Sunday, December 14, 2008

Series examines Cuban revolution at 50

The Miami Herald launched a 10-part series today examining the movement led by Fidel Castro: the Cuban revolution that affected millions of people, not just in Cuba but throughout Florida and the world. The Bradenton Herald taps into that series in today's editions and here online.

As the editors explained today, the series will explore whether anything was achieved in a nation that now boasts a highly educated populace, but one steeped in economic despair.

Bradenton Herald intern Victoria Bekiempis interviewed several Cubans in Manatee County for a sidebar story today. Ronaldo Cruz is one of those voices. As Bekiempis reports:

Like the hundreds of thousands of Cuban-born Americans who have come to the U.S. to think, write, pray and politic freely, Cruz has watched the watershed events on the island — such as President Fidel Castro’s convalescence and brother Raul’s ascent to power — take place from afar.

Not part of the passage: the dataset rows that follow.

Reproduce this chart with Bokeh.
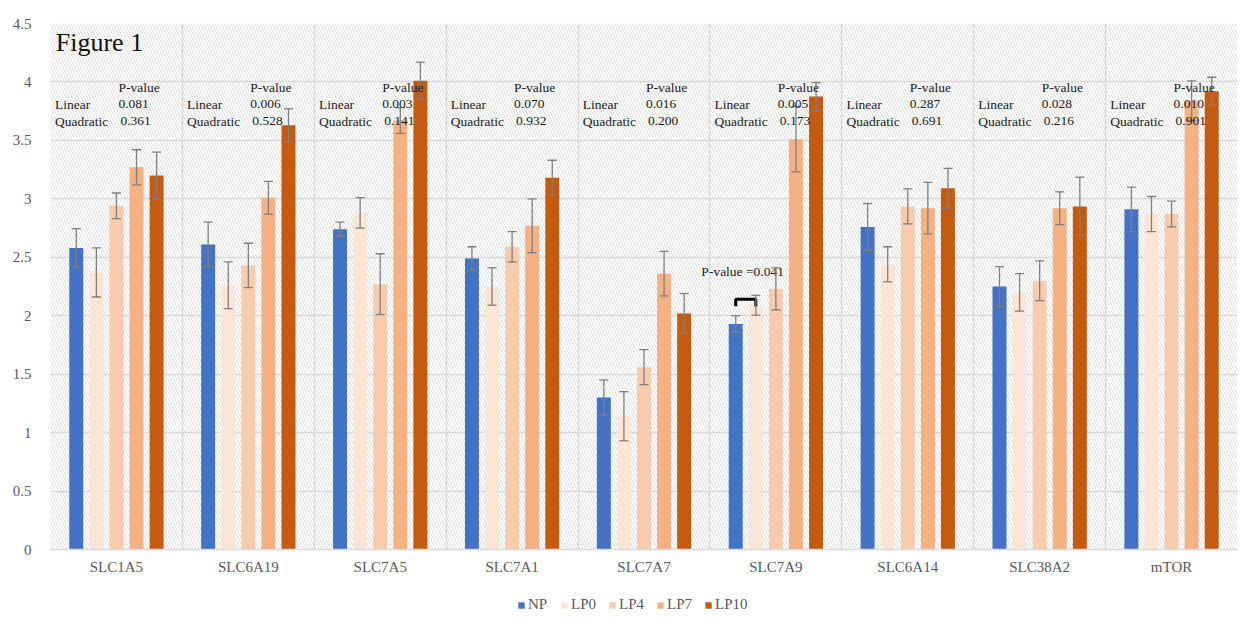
import numpy as np
from bokeh.plotting import figure
from bokeh.layouts import column
from bokeh.models import (ColumnDataSource, Range1d, FixedTicker, Legend, LegendItem,
                          Whisker, TeeHead)
from bokeh.core.properties import value
from bokeh.embed import file_html
from bokeh.resources import INLINE

# ---------------- data ----------------
categories = ["SLC1A5", "SLC6A19", "SLC7A5", "SLC7A1", "SLC7A7", "SLC7A9", "SLC6A14", "SLC38A2", "mTOR"]
series = ["NP", "LP0", "LP4", "LP7", "LP10"]

np_vals = [2.58, 2.61, 2.74, 2.49, 1.30, 1.93, 2.76, 2.25, 2.91]
np_err = [0.165, 0.19, 0.06, 0.10, 0.15, 0.07, 0.20, 0.17, 0.19]
lp0_vals = [2.37, 2.26, 2.88, 2.25, 1.14, 2.09, 2.44, 2.20, 2.87]
lp0_err = [0.21, 0.20, 0.13, 0.16, 0.21, 0.085, 0.15, 0.16, 0.15]
lp4_vals = [2.94, 2.43, 2.27, 2.59, 1.56, 2.23, 2.935, 2.30, 2.87]
lp4_err = [0.11, 0.19, 0.26, 0.13, 0.15, 0.18, 0.15, 0.17, 0.11]
lp7_vals = [3.27, 3.01, 3.67, 2.77, 2.36, 3.51, 2.92, 2.92, 3.84]
lp7_err = [0.15, 0.14, 0.11, 0.23, 0.19, 0.28, 0.22, 0.14, 0.17]
lp10_vals = [3.20, 3.63, 4.01, 3.18, 2.02, 3.875, 3.09, 2.935, 3.92]
lp10_err = [0.20, 0.14, 0.16, 0.15, 0.17, 0.12, 0.17, 0.25, 0.12]

linear_p = ["0.081", "0.006", "0.003", "0.070", "0.016", "0.005", "0.287", "0.028", "0.010"]
quadratic_p = ["0.361", "0.528", "0.141", "0.932", "0.200", "0.173", "0.691", "0.216", "0.901"]

pair_label = "P-value =0.041"
pair_category = "SLC7A9"

y_ticks = [0, 0.5, 1, 1.5, 2, 2.5, 3, 3.5, 4, 4.5]
y_tick_labels = ["0", "0.5", "1", "1.5", "2", "2.5", "3", "3.5", "4", "4.5"]

# ---------------- styling ----------------
colors = ["#4472C4", "#FBE5D6", "#F8CBAD", "#F4B183", "#C55A11"]
SERIF = "Liberation Serif"
offsets = [-0.3045, -0.1522, 0.0, 0.1522, 0.3045]
bar_w = 0.106

vals = [np_vals, lp0_vals, lp4_vals, lp7_vals, lp10_vals]
errs = [np_err, lp0_err, lp4_err, lp7_err, lp10_err]

n = len(categories)
centers = np.arange(n) + 0.5

p = figure(width=1250, height=588, output_backend="svg", toolbar_location=None,
           x_range=Range1d(0, n), y_range=Range1d(0, 4.5),
           min_border_left=50, min_border_right=13, min_border_top=23, min_border_bottom=39)
p.outline_line_color = None
p.background_fill_color = "white"
p.border_fill_color = "white"

# hatched plot area background
p.quad(left=[0], right=[n], bottom=[0], top=[4.5], fill_color="white", line_color=None,
       hatch_pattern="\\", hatch_color="#dedede", hatch_scale=6, hatch_weight=1, level="image")

# grid
p.xgrid.ticker = FixedTicker(ticks=list(range(n + 1)))
p.xgrid.grid_line_color = "#d9d9d9"
p.xgrid.grid_line_width = 1.5
p.ygrid.ticker = FixedTicker(ticks=y_ticks)
p.ygrid.grid_line_color = "#d9d9d9"
p.ygrid.grid_line_width = 1.5

# axes
p.xaxis.ticker = FixedTicker(ticks=list(centers))
p.xaxis.major_label_overrides = {float(c): cat for c, cat in zip(centers, categories)}
p.xaxis.major_tick_line_color = None
p.xaxis.minor_tick_line_color = None
p.xaxis.axis_line_color = "#d9d9d9"
p.xaxis.axis_line_width = 1.5
p.xaxis.major_label_text_font = SERIF
p.xaxis.major_label_text_font_size = "15px"
p.xaxis.major_label_text_color = "#595959"
p.xaxis.major_label_standoff = 3

p.yaxis.ticker = FixedTicker(ticks=y_ticks)
p.yaxis.major_label_overrides = {float(t): s for t, s in zip(y_ticks, y_tick_labels)}
p.yaxis.major_tick_line_color = None
p.yaxis.minor_tick_line_color = None
p.yaxis.axis_line_color = None
p.yaxis.major_label_text_font = SERIF
p.yaxis.major_label_text_font_size = "15px"
p.yaxis.major_label_text_color = "#595959"
p.yaxis.major_label_standoff = 13

for j, name in enumerate(series):
    xs = centers + offsets[j]
    v = np.array(vals[j])
    e = np.array(errs[j])
    src = ColumnDataSource(dict(x=xs, top=v, upper=v + e, lower=v - e))
    p.vbar(x="x", top="top", width=bar_w, bottom=0, source=src,
           fill_color=colors[j], line_color=None)
    wh = Whisker(base="x", upper="upper", lower="lower", source=src, level="annotation",
                 line_color="#7f7f7f", line_width=1.3,
                 upper_head=TeeHead(size=9, line_color="#7f7f7f", line_width=1.3),
                 lower_head=TeeHead(size=9, line_color="#7f7f7f", line_width=1.3))
    p.add_layout(wh)

# p-value annotations
left_x = np.arange(n) + 0.035
val_x = np.arange(n) + 0.515
ann = ColumnDataSource(dict(
    lx=left_x, vx=val_x,
    ph=["P-value"] * n, lin=["Linear"] * n, quad=["Quadratic"] * n,
    lp=linear_p, qp=quadratic_p,
    y0=[3.955] * n, y1=[3.81] * n, y2=[3.665] * n))
common = dict(text_font=value(SERIF), text_font_size="13.5px", text_color="#1a1a1a",
              text_baseline="middle", source=ann, level="overlay")
p.text(x="vx", y="y0", text="ph", **common)
p.text(x="lx", y="y1", text="lin", **common)
p.text(x="lx", y="y2", text="quad", **common)
p.text(x="vx", y="y1", text="lp", **common)
p.text(x="vx", y="y2", text="qp", x_offset=2, **common)

p.text(x=[0.04], y=[4.34], text=["Figure 1"], text_font=value(SERIF), text_font_size="26px",
       text_color="#111111", text_baseline="middle")

# pairwise comparison bracket
k = categories.index(pair_category)
bx0 = centers[k] + offsets[0]
bx1 = centers[k] + offsets[1]
ytop = max(np_vals[k] + np_err[k], lp0_vals[k]) + 0.05
p.line(x=[bx0, bx0, bx1, bx1], y=[ytop - 0.06, ytop, ytop, ytop - 0.06], line_color="black", line_width=3)
p.text(x=[k - 0.065], y=[ytop + 0.24], text=[pair_label], text_font=value(SERIF),
       text_font_size="13.5px", text_color="#1a1a1a", text_baseline="middle")

# ---------------- legend strip ----------------
lg = figure(width=1250, height=34, output_backend="svg", toolbar_location=None,
            x_range=Range1d(0, 1), y_range=Range1d(0, 1),
            min_border_left=0, min_border_right=0, min_border_top=0, min_border_bottom=0)
lg.axis.visible = False
lg.grid.visible = False
lg.outline_line_color = None
lg.border_fill_color = "white"
lg.background_fill_color = "white"
items = []
for j, name in enumerate(series):
    # proxy renderer (kept outside the visible range) so the legend can draw its swatch
    r = lg.vbar(x=[-5.0], top=[-5.0], bottom=-6.0, width=0.1, fill_color=colors[j], line_color=None)
    items.append(LegendItem(label=name, renderers=[r]))
legend = Legend(items=items, orientation="horizontal", location=(467, 9),
                label_text_font=SERIF, label_text_font_size="15px", label_text_color="#595959",
                glyph_width=8, glyph_height=8, label_standoff=3, spacing=12,
                border_line_color=None, background_fill_alpha=0, padding=2, margin=0)
lg.add_layout(legend, "center")

layout = column(p, lg, spacing=0)
open("out.html", "w").write(file_html(layout, INLINE))
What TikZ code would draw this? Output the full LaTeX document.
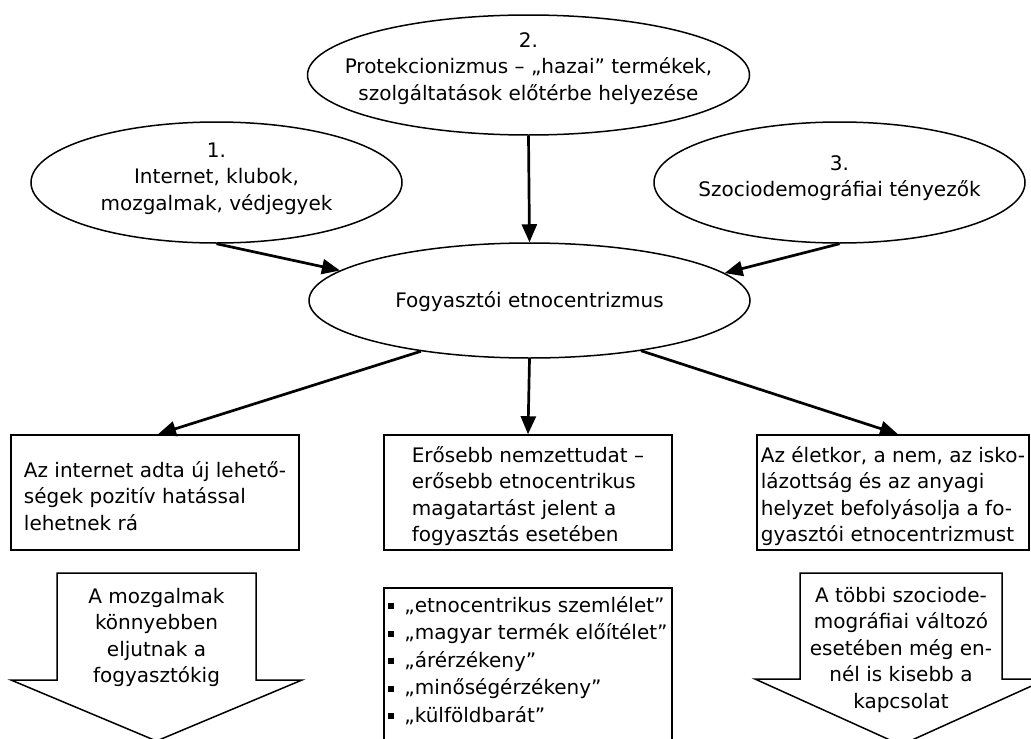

On the eve of the Cuban revolution’s 50th anniversary, he and other area Cuban Americans remain skeptical, if not hostile, of what followed the 1958 ouster of Cuba’s strong-armed President Fulgencio Batista.

This behind-the-scenes series promises a unique look into one of the most significant movements in our time. A sobering summation by columnist Andres Oppenheimer:

"Fifty years after Fidel Castro took power in Cuba, the big question about the Cuban revolution is not whether it was justified, but whether it was worth it. From all available evidence, it wasn't."